* Start *

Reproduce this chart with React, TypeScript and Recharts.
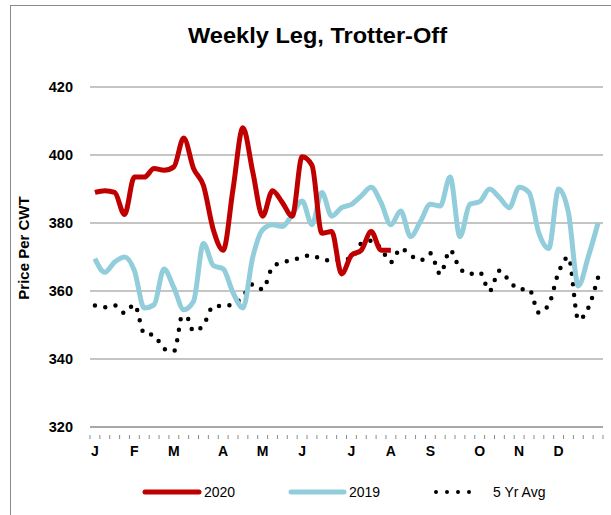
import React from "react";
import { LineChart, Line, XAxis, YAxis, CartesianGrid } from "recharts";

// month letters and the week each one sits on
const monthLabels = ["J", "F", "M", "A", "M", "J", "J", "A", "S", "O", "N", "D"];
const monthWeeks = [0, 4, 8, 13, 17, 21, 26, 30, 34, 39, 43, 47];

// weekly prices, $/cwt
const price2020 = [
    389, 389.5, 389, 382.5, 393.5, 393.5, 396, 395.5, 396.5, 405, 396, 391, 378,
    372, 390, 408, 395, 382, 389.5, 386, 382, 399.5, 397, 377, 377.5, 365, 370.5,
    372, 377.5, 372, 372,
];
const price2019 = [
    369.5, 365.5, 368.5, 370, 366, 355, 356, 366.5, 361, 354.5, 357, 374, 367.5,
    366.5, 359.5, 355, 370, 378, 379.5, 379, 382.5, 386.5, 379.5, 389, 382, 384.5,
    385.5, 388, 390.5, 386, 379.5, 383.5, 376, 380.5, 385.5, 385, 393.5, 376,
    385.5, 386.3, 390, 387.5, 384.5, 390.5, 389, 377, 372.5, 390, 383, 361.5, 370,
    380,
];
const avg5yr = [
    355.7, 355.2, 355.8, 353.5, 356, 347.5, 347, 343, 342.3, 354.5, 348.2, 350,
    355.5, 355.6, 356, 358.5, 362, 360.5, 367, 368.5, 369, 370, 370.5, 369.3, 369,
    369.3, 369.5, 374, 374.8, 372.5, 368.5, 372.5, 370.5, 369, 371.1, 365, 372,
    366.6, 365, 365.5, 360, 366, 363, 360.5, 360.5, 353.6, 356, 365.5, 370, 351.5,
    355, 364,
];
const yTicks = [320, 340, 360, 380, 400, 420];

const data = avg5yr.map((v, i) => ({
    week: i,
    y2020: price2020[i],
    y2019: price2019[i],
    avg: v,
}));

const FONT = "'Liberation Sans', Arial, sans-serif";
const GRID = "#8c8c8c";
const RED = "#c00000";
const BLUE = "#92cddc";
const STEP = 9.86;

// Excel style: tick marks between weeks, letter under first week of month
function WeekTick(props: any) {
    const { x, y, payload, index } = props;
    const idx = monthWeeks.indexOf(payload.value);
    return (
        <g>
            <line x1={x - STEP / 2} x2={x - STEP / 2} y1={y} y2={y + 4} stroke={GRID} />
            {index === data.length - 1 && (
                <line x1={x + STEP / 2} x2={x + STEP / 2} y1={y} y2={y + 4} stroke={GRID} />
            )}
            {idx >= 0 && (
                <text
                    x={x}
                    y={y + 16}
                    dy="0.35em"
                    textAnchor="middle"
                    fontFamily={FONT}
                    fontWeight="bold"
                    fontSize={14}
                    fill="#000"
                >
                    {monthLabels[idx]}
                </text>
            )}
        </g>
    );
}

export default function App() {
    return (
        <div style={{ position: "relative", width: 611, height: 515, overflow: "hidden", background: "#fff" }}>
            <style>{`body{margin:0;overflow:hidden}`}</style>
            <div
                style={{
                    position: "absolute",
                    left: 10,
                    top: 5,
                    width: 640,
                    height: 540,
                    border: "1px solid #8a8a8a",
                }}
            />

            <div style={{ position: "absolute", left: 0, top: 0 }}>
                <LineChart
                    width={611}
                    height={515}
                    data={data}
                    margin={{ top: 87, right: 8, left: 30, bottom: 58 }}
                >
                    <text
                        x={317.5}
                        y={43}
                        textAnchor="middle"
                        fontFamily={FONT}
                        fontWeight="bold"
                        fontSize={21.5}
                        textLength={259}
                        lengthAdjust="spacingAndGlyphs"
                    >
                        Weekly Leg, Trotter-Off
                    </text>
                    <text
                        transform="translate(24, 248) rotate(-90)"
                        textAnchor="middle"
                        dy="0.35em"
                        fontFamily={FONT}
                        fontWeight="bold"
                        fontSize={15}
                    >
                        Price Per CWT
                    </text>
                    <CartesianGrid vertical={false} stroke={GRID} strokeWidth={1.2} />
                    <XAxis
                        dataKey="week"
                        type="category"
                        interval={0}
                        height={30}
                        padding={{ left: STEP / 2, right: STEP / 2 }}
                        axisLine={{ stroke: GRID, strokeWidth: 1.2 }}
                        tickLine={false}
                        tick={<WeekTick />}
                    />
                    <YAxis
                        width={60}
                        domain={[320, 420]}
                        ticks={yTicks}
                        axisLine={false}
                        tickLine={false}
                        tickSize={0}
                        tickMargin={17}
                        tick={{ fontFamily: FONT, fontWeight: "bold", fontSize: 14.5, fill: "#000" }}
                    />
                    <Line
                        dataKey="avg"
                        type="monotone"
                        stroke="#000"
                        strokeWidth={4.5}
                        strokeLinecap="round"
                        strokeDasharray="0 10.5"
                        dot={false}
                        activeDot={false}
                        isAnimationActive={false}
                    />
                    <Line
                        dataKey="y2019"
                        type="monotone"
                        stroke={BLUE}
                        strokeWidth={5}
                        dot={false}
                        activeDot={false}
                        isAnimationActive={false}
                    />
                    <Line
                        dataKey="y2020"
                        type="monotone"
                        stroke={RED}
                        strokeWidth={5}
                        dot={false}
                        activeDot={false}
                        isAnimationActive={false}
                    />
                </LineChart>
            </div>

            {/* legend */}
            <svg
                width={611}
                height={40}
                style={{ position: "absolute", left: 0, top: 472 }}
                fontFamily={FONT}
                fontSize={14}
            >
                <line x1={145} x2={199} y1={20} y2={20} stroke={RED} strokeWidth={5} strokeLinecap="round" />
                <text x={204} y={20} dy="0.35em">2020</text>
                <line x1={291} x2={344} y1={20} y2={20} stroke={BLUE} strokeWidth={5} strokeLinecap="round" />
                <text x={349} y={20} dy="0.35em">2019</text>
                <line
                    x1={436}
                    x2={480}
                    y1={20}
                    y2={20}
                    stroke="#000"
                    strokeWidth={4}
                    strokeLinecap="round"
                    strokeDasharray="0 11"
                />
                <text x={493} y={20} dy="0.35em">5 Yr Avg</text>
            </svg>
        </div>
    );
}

* End *

**Task statement:**
Starting at the top of the listing above, reproduce each line up to and including the one with "39, 43, 47];"; omit the pictures.

**The reply:**
Reproduce this chart with React, TypeScript and Recharts.
import React from "react";
import { LineChart, Line, XAxis, YAxis, CartesianGrid } from "recharts";

// month letters and the week each one sits on
const monthLabels = ["J", "F", "M", "A", "M", "J", "J", "A", "S", "O", "N", "D"];
const monthWeeks = [0, 4, 8, 13, 17, 21, 26, 30, 34, 39, 43, 47];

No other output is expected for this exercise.